Children's burial ground, Doire Iorrais, Co. Galway
Co. Galway |
Burial Grounds
On a north-facing hillslope in Doire Iorrais, County Galway, a small rectangular patch of ground sits under alder trees, roughly fifty metres south of a stream that marks the townland boundary.
It is known locally as An Chill Bheag, meaning the little church, or Reilig na bPáistí, the children's burial ground. No church stands here, and there is no formal enclosure on every side; only modern field walls define the southern and western edges, while a natural scarp forms the northern boundary and the rest is simply open. What marks it as a place of burial are the numerous small set stones still visible at the surface, indicating graves oriented east to west in the Christian tradition, with a particular concentration in the south-west corner. A single small wooden cross was also recorded there.
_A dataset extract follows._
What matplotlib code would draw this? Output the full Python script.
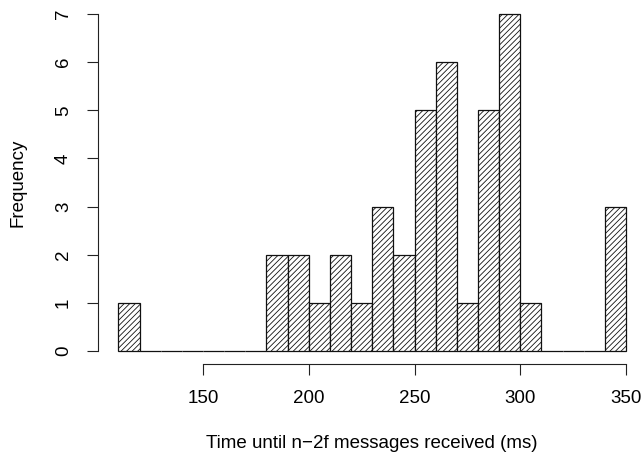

Sites like this are found throughout Ireland and are known variously as cillíní, children's burial grounds, or suicides' graves. They occupy a quietly particular place in Irish social and religious history. For much of the post-medieval period, Catholic ecclesiastical custom did not permit the burial in consecrated ground of unbaptised infants, and so families brought their dead children to marginal places, often ancient or liminal in character, perceived to exist outside the boundaries of formal parish life. The edges of townlands, the banks of streams, and old ruined enclosures were common choices. The dimensions recorded here, seventeen metres long and eleven and a half metres wide, suggest a site that served its community over a considerable period, and the density of stones around the south-western end points to sustained, if quiet, use. Tim Robinson, whose fieldwork informed the 1985 record, documented the site as part of his meticulous mapping of Connemara, work that brought a great deal of local knowledge into written form for the first time.